Rep. Doug Lamborn, R-Colo., may not be on the ballot this fall thanks to a petition snafu.
The Colorado Supreme Court ruled Monday that the signatures the six-term congressman submitted to run for re-election were invalid because the people he hired to gather those signatures were not Colorado residents, as required by state law. Therefore, the court ruled those signatures were "invalid and may not be considered," leaving him short of 1,000 needed to make the ballot.
A lower court had initially ruled in Lamborn's favor, but five Republicans in his district appealed and the state Supreme Court sided with the congressman's opponents.
"We recognize the gravity of this conclusion, but Colorado law does not permit us to conclude otherwise," the court wrote in the ruling.
According to member station KUNC, it's too late for Lamborn to wage a write-in campaign to get on the June 26 primary ballot, but the secretary of state's office says he could be write-in candidate for the general election.
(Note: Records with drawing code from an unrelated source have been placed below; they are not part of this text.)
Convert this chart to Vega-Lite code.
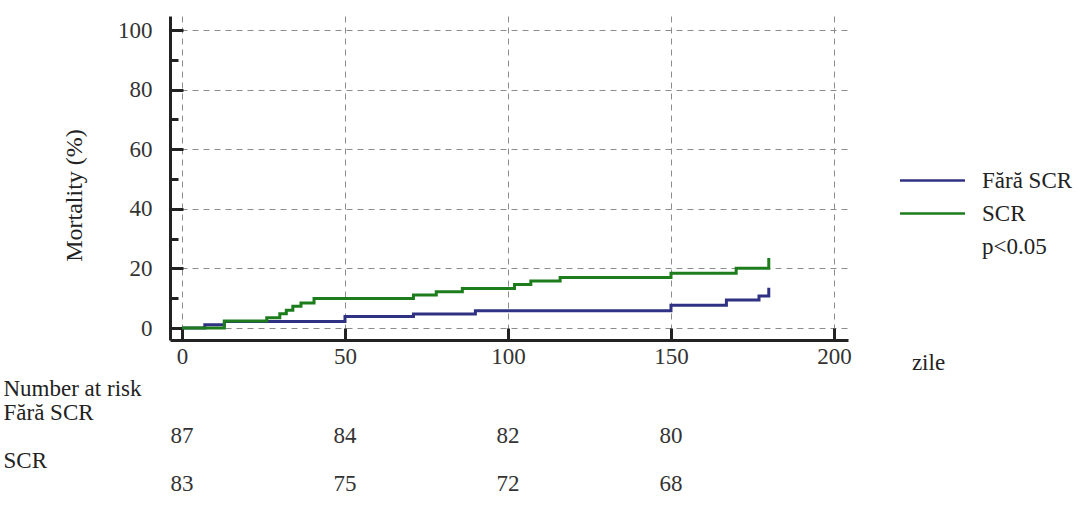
{
  "$schema": "https://vega.github.io/schema/vega-lite/v6.json",
  "background": "white",
  "padding": {"left": 3, "top": 16, "right": 0, "bottom": 0},
  "autosize": {"type": "pad"},
  "bounds": "flush",
  "spacing": 36,
  "config": {"view": {"stroke": null}, "font": "Liberation Serif, DejaVu Serif, serif"},
  "datasets": {
    "km": [
      {"group": "Fără SCR", "day": 0, "pct": 0},
      {"group": "Fără SCR", "day": 7, "pct": 1.1},
      {"group": "Fără SCR", "day": 13, "pct": 2.2},
      {"group": "Fără SCR", "day": 50, "pct": 3.9},
      {"group": "Fără SCR", "day": 71, "pct": 4.7},
      {"group": "Fără SCR", "day": 90, "pct": 5.8},
      {"group": "Fără SCR", "day": 150, "pct": 7.7},
      {"group": "Fără SCR", "day": 167, "pct": 9.4},
      {"group": "Fără SCR", "day": 177, "pct": 10.8},
      {"group": "Fără SCR", "day": 180, "pct": 13.5},
      {"group": "SCR", "day": 0, "pct": 0},
      {"group": "SCR", "day": 13, "pct": 2.4},
      {"group": "SCR", "day": 26, "pct": 3.5},
      {"group": "SCR", "day": 30, "pct": 4.8},
      {"group": "SCR", "day": 32, "pct": 6.0},
      {"group": "SCR", "day": 34, "pct": 7.3},
      {"group": "SCR", "day": 36.5, "pct": 8.4},
      {"group": "SCR", "day": 40.5, "pct": 9.9},
      {"group": "SCR", "day": 71, "pct": 11.1},
      {"group": "SCR", "day": 78, "pct": 12.2},
      {"group": "SCR", "day": 86, "pct": 13.3},
      {"group": "SCR", "day": 102, "pct": 14.6},
      {"group": "SCR", "day": 107, "pct": 15.8},
      {"group": "SCR", "day": 116, "pct": 17.0},
      {"group": "SCR", "day": 150, "pct": 18.4},
      {"group": "SCR", "day": 170, "pct": 20.1},
      {"group": "SCR", "day": 180, "pct": 23.5}
    ],
    "risk": [
      {"row": "n1", "day": 0, "n": 87},
      {"row": "n1", "day": 50, "n": 84},
      {"row": "n1", "day": 100, "n": 82},
      {"row": "n1", "day": 150, "n": 80},
      {"row": "n2", "day": 0, "n": 83},
      {"row": "n2", "day": 50, "n": 75},
      {"row": "n2", "day": 100, "n": 72},
      {"row": "n2", "day": 150, "n": 68}
    ]
  },
  "vconcat": [
    {
      "width": 678,
      "height": 324,
      "data": {"name": "km"},
      "mark": {"type": "line", "interpolate": "step-after", "strokeWidth": 3},
      "encoding": {
        "x": {
          "field": "day",
          "type": "quantitative",
          "scale": {"domain": [-3.68, 204.3], "nice": false, "zero": false},
          "axis": {
            "values": [0, 50, 100, 150, 200],
            "tickSize": -12,
            "tickWidth": 3,
            "tickColor": "#222222",
            "domainColor": "#222222",
            "domainWidth": 3,
            "labelFont": "Liberation Serif, DejaVu Serif, serif",
            "labelFontSize": 23,
            "labelColor": "#333333",
            "labelPadding": 17,
            "labelFlush": false,
            "labelOverlap": false,
            "grid": true,
            "gridDash": [6, 5],
            "gridColor": "#8c8c8c",
            "gridWidth": 1,
            "title": "zile",
            "titleFont": "Liberation Serif, DejaVu Serif, serif",
            "titleFontSize": 23,
            "titleFontWeight": "normal",
            "titleColor": "#222222",
            "titleX": 758,
            "titleY": 22,
            "titleAlign": "center",
            "titleBaseline": "middle"
          }
        },
        "y": {
          "field": "pct",
          "type": "quantitative",
          "scale": {"domain": [-4, 104.7], "nice": false, "zero": false},
          "axis": {
            "values": [0, 10, 20, 30, 40, 50, 60, 70, 80, 90, 100],
            "labelExpr": "datum.value % 20 === 0 ? datum.label : ''",
            "tickSize": {"condition": {"test": "datum.value % 20 === 0", "value": -13}, "value": -8},
            "tickWidth": 3,
            "tickColor": "#222222",
            "domainColor": "#222222",
            "domainWidth": 3,
            "labelFont": "Liberation Serif, DejaVu Serif, serif",
            "labelFontSize": 23,
            "labelColor": "#333333",
            "labelPadding": 31,
            "labelOverlap": false,
            "grid": true,
            "gridDash": [6, 5],
            "gridColor": "#8c8c8c",
            "gridWidth": 1,
            "gridOpacity": {"condition": {"test": "datum.value % 20 === 0", "value": 1}, "value": 0},
            "title": "Mortality (%)",
            "titleFont": "Liberation Serif, DejaVu Serif, serif",
            "titleFontSize": 24,
            "titleFontWeight": "normal",
            "titleColor": "#222222",
            "titleX": -96,
            "titleY": 179,
            "titleAngle": 270,
            "titleAlign": "center",
            "titleBaseline": "middle"
          }
        },
        "color": {
          "field": "group",
          "type": "nominal",
          "scale": {"domain": ["Fără SCR", "SCR", "p<0.05"], "range": ["#2f3182", "#1d7d1d", "rgba(0,0,0,0)"]},
          "legend": {
            "orient": "none",
            "legendX": 751,
            "legendY": 153,
            "title": null,
            "padding": 0,
            "symbolType": "M-4,0H4",
            "symbolSize": 264,
            "symbolStrokeWidth": 2.5,
            "labelFont": "Liberation Serif, DejaVu Serif, serif",
            "labelFontSize": 23,
            "labelColor": "#222222",
            "labelOffset": 38,
            "labelLimit": 300,
            "rowPadding": 9
          }
        }
      }
    },
    {
      "width": 678,
      "height": 120,
      "data": {"name": "risk"},
      "mark": {"type": "text", "font": "Liberation Serif, DejaVu Serif, serif", "fontSize": 23, "color": "#333333"},
      "encoding": {
        "x": {
          "field": "day",
          "type": "quantitative",
          "scale": {"domain": [-3.68, 204.3], "nice": false, "zero": false},
          "axis": null
        },
        "y": {
          "field": "row",
          "type": "nominal",
          "scale": {"domain": ["Number at risk", "Fără SCR", "n1", "SCR", "n2"], "paddingInner": 0, "paddingOuter": 0},
          "axis": {
            "title": null,
            "ticks": false,
            "tickSize": 0,
            "domain": false,
            "labelExpr": "datum.value === 'n1' || datum.value === 'n2' ? '' : datum.label",
            "labelAlign": "left",
            "labelBaseline": "middle",
            "labelPadding": 167,
            "labelLimit": 0,
            "labelFont": "Liberation Serif, DejaVu Serif, serif",
            "labelFontSize": 23,
            "labelColor": "#222222"
          }
        },
        "text": {"field": "n", "type": "quantitative"}
      }
    }
  ]
}
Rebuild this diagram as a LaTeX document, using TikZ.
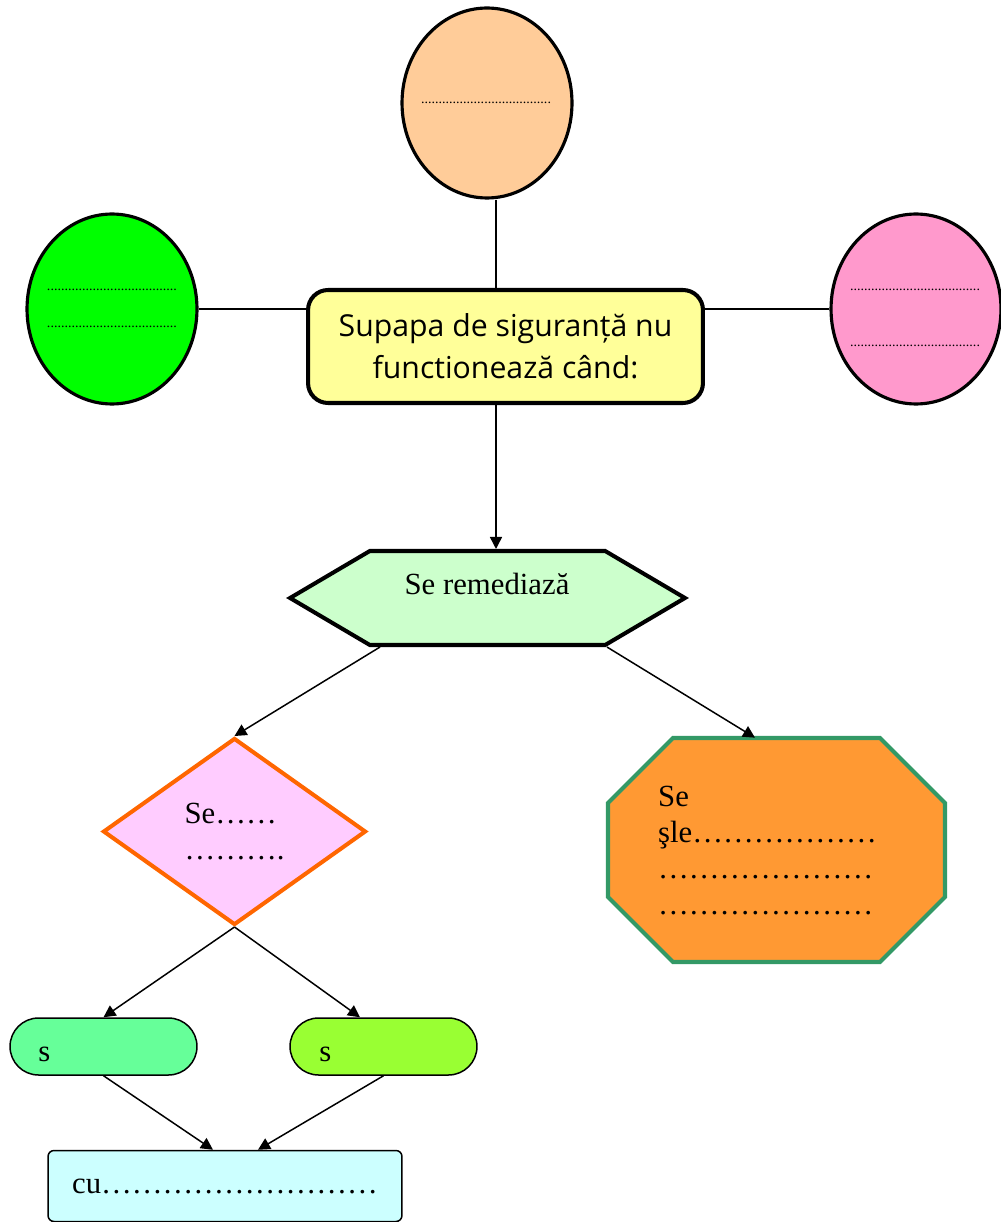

Lamborn could still, however, appeal the state court's decision to a federal court. The Denver Post reports that could be by asking the court to change the requirement for petition gatherers to the standard applied to those gathering signatures for ballot initiatives, who aren't required to live in the state.
When the Post reached Lamborn by phone, he told the paper "we're still digesting the opinion" and then hung up. When he was reached a second time, he said "we're still looking at the language" and hung up again, directing the reporter to his press secretary, the paper reports.
Lamborn represents a safe Republican seat that includes Colorado Springs. President Trump carried by 24 points, and even if Lamborn isn't on the ballot it's unlikely the seat would fall into Democratic hands.